• DIRECTION: Leaving out every picture, copy the lines of the data exactly, from the first through the line containing "from matplotlib.patches import".

• DATASET CONTENT:
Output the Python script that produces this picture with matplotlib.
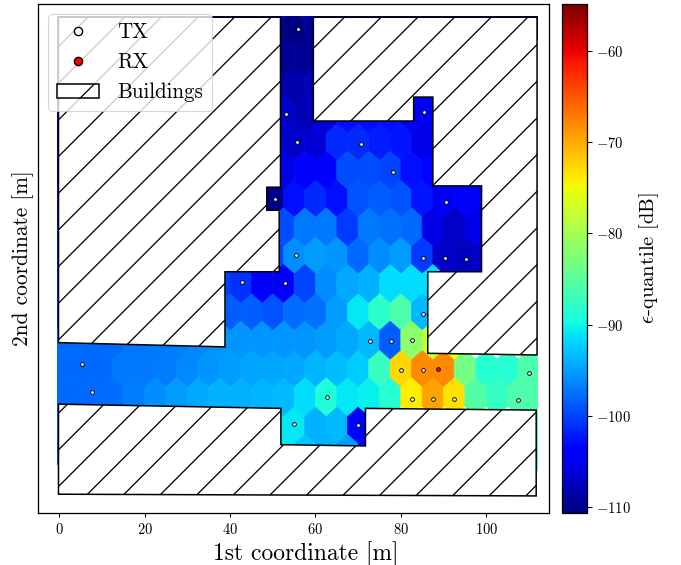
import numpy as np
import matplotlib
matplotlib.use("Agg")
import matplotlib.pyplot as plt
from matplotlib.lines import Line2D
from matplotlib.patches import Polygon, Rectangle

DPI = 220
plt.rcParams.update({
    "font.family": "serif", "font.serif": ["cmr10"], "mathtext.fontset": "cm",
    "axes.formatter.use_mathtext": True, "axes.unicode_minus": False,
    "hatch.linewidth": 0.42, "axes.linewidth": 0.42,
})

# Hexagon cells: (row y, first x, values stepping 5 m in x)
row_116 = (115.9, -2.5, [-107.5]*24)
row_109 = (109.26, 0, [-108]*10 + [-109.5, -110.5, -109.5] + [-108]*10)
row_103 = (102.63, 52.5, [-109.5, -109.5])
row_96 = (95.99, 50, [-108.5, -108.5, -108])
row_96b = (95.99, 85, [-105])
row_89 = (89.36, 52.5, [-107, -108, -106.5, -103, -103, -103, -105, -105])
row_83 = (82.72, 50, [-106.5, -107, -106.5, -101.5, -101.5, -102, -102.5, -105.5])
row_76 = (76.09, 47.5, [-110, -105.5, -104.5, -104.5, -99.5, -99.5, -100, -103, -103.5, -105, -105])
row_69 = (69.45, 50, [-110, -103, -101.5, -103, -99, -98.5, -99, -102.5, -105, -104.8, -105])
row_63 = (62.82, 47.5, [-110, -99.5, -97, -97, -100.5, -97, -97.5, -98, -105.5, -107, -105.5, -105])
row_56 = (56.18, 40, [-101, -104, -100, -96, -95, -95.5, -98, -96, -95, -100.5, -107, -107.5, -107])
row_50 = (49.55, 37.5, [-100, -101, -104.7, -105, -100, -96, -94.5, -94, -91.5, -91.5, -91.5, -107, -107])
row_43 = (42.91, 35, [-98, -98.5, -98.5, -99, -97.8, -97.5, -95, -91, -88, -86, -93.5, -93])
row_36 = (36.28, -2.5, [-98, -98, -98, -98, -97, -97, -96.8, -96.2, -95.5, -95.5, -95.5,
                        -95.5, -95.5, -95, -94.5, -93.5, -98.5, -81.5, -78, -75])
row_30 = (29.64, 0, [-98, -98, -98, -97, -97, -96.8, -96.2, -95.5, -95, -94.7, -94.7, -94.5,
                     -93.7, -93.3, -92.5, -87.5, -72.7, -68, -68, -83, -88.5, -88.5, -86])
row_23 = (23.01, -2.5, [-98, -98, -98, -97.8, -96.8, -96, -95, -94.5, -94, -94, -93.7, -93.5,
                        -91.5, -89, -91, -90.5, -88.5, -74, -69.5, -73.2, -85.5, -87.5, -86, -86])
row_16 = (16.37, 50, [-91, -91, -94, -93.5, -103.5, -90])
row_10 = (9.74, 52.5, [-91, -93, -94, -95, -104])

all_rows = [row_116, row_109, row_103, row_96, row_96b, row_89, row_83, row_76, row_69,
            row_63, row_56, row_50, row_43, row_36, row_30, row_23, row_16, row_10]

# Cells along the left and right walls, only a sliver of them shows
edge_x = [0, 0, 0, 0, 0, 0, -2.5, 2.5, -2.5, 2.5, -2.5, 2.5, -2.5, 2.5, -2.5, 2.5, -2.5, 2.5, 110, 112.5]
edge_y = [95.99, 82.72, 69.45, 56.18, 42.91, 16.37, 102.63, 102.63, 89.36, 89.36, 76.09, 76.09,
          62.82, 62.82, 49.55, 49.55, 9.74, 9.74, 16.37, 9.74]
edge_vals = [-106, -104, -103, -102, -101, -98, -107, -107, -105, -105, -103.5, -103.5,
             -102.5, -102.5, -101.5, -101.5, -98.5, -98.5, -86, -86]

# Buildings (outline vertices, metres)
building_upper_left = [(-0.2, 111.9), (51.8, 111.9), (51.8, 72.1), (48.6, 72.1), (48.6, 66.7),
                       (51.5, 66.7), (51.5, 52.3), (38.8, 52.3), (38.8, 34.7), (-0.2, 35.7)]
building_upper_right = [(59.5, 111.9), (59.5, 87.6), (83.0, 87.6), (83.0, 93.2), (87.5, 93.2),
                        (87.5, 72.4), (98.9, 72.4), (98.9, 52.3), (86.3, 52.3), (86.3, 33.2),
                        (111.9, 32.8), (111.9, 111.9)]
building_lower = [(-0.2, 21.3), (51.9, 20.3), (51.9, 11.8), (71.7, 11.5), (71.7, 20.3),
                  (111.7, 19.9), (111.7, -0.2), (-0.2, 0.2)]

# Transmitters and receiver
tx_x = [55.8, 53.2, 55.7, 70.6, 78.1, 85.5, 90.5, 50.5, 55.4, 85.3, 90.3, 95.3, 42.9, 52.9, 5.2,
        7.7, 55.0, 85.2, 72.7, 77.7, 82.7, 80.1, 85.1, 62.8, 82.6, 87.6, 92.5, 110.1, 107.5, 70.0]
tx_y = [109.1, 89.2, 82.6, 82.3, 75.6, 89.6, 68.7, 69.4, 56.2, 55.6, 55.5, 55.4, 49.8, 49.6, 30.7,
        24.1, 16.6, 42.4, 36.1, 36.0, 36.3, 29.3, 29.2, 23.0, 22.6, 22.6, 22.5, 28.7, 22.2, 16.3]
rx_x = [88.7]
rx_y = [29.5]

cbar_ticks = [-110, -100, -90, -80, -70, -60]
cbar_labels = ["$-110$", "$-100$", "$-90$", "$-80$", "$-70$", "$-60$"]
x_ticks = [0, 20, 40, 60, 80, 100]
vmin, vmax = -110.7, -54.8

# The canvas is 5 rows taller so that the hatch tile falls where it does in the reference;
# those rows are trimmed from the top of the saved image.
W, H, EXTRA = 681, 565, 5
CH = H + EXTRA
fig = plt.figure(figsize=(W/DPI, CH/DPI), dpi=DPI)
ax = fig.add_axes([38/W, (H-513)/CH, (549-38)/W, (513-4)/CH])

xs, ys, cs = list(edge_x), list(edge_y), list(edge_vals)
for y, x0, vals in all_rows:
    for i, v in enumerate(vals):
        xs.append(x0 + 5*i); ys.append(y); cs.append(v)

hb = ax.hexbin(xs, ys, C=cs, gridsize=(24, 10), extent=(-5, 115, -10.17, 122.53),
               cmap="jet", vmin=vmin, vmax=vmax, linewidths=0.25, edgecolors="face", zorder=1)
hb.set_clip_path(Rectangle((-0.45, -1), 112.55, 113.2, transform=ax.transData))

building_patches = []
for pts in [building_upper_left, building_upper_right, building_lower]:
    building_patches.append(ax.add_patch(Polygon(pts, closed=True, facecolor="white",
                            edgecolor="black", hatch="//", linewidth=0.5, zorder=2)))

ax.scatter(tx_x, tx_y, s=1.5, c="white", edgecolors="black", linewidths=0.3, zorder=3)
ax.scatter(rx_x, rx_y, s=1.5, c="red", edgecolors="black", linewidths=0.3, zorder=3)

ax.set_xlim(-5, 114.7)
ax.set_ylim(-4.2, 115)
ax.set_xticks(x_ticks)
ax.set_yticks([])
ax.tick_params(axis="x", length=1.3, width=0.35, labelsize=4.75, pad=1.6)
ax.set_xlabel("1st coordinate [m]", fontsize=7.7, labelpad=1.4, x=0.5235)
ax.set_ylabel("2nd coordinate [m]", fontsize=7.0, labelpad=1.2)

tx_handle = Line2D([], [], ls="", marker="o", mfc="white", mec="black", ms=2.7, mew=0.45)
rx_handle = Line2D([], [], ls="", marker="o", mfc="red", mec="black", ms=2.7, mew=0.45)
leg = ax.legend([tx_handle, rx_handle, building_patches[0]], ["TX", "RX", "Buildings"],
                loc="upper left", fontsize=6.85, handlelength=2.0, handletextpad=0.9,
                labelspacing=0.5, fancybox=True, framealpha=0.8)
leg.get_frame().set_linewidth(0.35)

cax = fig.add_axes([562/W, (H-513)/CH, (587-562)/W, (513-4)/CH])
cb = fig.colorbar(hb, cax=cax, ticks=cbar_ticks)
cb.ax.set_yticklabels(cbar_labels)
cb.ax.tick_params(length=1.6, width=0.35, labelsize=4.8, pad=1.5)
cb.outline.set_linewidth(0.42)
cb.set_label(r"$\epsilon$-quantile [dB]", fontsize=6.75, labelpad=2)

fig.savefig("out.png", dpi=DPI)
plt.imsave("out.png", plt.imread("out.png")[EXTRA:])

• FINISHED EXERCISE:
Output the Python script that produces this picture with matplotlib.
import numpy as np
import matplotlib
matplotlib.use("Agg")
import matplotlib.pyplot as plt
from matplotlib.lines import Line2D
from matplotlib.patches import Polygon, Rectangle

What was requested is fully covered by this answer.